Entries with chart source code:

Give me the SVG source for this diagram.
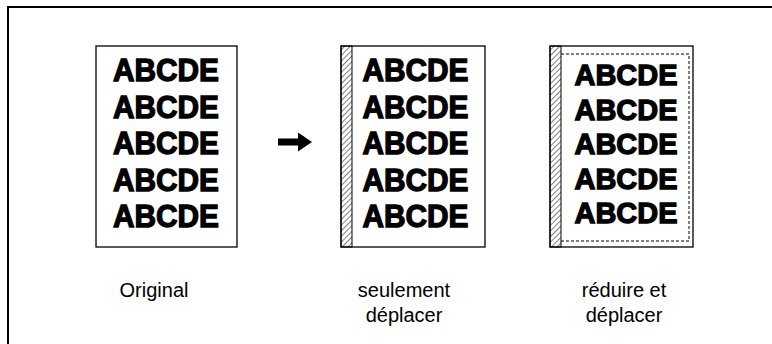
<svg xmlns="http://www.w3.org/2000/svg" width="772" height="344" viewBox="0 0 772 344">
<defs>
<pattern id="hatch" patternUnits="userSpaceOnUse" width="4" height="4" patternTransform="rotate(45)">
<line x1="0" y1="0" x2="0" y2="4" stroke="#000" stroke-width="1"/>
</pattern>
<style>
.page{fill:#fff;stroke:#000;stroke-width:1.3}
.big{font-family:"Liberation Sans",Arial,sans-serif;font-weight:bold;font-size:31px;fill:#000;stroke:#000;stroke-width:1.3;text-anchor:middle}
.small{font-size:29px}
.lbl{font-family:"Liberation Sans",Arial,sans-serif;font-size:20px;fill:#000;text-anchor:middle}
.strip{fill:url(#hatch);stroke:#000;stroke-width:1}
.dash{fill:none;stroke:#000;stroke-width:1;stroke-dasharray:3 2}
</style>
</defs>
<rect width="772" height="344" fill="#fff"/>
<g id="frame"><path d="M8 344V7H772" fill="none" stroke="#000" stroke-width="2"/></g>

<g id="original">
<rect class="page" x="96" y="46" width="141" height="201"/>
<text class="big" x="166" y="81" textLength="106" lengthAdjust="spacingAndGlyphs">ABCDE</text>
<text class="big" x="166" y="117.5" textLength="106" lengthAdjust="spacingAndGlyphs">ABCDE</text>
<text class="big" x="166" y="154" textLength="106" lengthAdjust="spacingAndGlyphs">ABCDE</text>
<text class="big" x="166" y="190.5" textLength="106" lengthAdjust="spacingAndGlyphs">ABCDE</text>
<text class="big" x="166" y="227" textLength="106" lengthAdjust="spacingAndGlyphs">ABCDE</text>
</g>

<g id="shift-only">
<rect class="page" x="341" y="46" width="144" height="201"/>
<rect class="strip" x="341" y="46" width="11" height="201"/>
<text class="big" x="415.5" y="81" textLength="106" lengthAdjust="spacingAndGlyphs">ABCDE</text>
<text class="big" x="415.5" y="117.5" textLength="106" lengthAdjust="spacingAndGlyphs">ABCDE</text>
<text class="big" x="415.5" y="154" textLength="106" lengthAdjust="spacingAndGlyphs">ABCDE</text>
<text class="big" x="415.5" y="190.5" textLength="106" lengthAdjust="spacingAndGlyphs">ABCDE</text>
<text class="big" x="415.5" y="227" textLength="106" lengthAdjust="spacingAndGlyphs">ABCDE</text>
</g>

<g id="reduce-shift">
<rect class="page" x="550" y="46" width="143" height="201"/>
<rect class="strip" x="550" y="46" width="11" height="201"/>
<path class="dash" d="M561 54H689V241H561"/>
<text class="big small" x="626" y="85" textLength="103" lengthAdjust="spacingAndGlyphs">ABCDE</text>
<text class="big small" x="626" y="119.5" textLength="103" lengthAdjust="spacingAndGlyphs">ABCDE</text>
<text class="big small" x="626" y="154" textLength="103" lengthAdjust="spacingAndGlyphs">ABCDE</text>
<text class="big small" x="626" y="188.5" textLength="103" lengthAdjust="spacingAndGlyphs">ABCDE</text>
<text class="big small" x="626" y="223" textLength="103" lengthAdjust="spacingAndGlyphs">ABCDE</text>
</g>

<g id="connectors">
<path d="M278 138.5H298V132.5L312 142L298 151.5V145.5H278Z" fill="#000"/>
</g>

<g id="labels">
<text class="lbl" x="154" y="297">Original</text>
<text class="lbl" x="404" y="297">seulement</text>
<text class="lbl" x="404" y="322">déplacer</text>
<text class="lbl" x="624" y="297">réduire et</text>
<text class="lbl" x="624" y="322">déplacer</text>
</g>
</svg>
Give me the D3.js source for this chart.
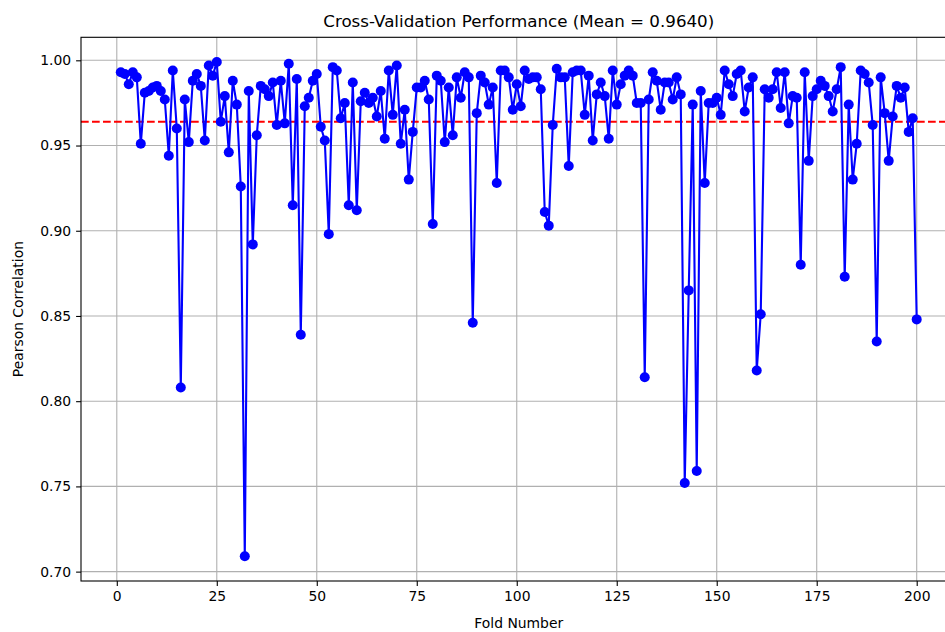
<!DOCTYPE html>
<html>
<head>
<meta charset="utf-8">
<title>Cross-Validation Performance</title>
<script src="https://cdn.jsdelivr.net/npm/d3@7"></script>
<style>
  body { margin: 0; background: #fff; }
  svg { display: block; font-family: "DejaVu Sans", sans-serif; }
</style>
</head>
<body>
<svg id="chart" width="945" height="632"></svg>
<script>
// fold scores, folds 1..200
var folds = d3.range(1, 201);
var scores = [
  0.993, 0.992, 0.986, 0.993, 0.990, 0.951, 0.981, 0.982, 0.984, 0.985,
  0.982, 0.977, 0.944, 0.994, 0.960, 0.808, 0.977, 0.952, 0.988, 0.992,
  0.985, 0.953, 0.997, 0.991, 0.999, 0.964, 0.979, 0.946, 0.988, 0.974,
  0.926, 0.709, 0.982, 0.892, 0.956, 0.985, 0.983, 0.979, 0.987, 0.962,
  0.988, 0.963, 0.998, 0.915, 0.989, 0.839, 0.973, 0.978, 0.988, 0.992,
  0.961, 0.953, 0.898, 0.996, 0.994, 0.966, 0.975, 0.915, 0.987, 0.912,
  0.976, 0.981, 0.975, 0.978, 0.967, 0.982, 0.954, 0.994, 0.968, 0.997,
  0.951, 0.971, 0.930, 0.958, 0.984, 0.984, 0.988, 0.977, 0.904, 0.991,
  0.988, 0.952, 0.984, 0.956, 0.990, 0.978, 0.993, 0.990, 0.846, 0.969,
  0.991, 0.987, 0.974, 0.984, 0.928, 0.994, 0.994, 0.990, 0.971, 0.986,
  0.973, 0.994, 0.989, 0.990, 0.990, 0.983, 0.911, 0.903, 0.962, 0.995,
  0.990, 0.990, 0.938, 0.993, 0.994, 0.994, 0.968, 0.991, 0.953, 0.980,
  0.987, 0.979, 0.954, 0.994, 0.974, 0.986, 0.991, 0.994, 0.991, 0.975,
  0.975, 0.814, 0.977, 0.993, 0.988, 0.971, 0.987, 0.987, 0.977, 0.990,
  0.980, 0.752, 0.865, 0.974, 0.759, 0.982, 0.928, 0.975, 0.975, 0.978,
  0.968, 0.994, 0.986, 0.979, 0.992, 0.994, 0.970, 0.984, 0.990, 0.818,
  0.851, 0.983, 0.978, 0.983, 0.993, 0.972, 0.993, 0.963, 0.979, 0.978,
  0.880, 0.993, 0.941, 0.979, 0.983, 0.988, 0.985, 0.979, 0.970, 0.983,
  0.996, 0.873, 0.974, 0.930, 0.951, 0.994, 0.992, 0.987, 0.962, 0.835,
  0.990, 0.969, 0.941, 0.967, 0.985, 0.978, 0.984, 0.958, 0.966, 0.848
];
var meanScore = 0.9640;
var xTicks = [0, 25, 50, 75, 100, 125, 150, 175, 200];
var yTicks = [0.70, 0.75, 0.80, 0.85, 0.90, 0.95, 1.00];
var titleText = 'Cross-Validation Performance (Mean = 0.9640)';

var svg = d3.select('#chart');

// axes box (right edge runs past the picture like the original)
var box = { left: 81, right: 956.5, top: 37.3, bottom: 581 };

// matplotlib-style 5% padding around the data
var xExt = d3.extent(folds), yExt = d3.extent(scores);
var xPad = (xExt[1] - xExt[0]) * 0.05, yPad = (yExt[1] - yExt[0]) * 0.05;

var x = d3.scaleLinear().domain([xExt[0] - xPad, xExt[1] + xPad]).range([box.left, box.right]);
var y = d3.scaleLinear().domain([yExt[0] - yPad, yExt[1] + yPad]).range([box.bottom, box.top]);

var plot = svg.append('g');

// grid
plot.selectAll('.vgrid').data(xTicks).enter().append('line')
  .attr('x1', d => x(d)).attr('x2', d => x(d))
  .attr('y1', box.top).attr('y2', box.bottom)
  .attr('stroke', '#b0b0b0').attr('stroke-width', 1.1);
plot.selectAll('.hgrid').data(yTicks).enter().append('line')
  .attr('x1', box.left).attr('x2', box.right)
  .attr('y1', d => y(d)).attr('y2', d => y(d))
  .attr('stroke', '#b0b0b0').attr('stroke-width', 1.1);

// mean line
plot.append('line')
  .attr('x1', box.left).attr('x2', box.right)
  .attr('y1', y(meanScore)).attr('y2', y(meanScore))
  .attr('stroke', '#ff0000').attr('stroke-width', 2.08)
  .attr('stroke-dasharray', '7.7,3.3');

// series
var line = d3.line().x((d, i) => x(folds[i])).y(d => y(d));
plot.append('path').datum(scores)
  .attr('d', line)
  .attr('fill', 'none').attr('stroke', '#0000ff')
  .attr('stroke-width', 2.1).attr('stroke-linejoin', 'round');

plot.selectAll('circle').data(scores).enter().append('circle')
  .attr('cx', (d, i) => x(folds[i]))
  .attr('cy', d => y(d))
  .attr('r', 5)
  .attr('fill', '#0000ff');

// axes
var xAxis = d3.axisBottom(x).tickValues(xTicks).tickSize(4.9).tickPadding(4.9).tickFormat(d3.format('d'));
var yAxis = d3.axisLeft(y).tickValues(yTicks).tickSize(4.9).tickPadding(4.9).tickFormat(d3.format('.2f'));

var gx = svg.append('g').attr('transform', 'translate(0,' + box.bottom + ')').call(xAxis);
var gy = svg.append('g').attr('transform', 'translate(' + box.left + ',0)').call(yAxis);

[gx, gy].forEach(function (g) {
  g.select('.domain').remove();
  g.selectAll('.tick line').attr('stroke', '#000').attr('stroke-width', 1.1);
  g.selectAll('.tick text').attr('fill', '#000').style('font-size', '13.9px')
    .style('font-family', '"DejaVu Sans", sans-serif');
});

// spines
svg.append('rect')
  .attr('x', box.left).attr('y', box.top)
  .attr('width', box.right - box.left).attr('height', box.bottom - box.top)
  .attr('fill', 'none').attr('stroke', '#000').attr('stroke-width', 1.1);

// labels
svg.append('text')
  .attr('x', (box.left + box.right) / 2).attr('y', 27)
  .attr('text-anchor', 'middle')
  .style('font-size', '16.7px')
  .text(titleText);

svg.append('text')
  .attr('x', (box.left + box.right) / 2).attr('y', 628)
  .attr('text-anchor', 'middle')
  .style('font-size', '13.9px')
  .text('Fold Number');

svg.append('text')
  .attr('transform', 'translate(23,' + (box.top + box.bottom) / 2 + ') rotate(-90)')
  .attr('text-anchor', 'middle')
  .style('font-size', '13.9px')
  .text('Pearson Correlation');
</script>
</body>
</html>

■ **EXERCISE PROMPT**:
Go through the data above and find the lines with the word "this". Copy each of those lines.

■ **RESULT**:
Give me the SVG source for this diagram.
Give me the D3.js source for this chart.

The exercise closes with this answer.